Challenge:
Repeat exactly what appears from the opening line of the listing to the line with "from matplotlib.patches import Rectangle", inclusive.

Dataset extract:
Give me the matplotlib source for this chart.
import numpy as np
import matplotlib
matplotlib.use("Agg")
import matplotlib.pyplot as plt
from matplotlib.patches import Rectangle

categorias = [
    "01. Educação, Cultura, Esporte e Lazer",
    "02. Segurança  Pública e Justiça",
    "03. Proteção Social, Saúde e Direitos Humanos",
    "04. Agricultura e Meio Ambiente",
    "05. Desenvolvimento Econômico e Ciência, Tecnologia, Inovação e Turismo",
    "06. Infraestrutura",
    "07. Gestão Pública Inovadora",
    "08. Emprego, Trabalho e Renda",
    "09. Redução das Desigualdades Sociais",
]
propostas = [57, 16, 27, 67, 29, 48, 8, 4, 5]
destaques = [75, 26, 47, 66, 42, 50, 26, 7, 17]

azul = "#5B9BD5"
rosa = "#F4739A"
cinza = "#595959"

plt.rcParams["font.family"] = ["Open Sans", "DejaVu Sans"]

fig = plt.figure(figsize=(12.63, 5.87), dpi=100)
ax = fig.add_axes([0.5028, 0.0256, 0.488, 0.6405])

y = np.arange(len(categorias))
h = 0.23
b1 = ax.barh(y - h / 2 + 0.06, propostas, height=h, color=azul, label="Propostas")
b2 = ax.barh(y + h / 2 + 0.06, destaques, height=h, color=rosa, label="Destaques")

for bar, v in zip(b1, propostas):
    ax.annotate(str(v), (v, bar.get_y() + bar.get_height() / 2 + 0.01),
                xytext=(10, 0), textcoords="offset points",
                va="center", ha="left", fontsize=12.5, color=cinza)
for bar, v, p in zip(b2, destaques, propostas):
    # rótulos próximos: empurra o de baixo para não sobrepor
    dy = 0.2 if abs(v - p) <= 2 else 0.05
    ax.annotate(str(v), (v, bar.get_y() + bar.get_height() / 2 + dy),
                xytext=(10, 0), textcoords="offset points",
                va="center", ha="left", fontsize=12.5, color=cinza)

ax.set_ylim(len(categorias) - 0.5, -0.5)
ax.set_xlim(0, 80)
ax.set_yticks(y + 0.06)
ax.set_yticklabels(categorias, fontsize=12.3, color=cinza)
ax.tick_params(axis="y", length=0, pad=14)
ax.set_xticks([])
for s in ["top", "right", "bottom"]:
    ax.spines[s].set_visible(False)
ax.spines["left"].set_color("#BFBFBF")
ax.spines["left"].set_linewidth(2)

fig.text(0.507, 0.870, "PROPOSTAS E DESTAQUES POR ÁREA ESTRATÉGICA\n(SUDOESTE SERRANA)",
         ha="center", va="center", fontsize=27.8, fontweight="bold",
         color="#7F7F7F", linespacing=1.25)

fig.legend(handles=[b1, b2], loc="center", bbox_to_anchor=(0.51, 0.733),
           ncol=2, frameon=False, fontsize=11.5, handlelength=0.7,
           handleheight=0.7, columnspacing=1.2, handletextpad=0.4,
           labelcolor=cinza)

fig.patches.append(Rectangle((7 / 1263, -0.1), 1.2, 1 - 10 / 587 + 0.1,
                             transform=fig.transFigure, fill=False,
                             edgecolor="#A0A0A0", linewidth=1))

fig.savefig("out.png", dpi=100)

Right answer:
Give me the matplotlib source for this chart.
import numpy as np
import matplotlib
matplotlib.use("Agg")
import matplotlib.pyplot as plt
from matplotlib.patches import Rectangle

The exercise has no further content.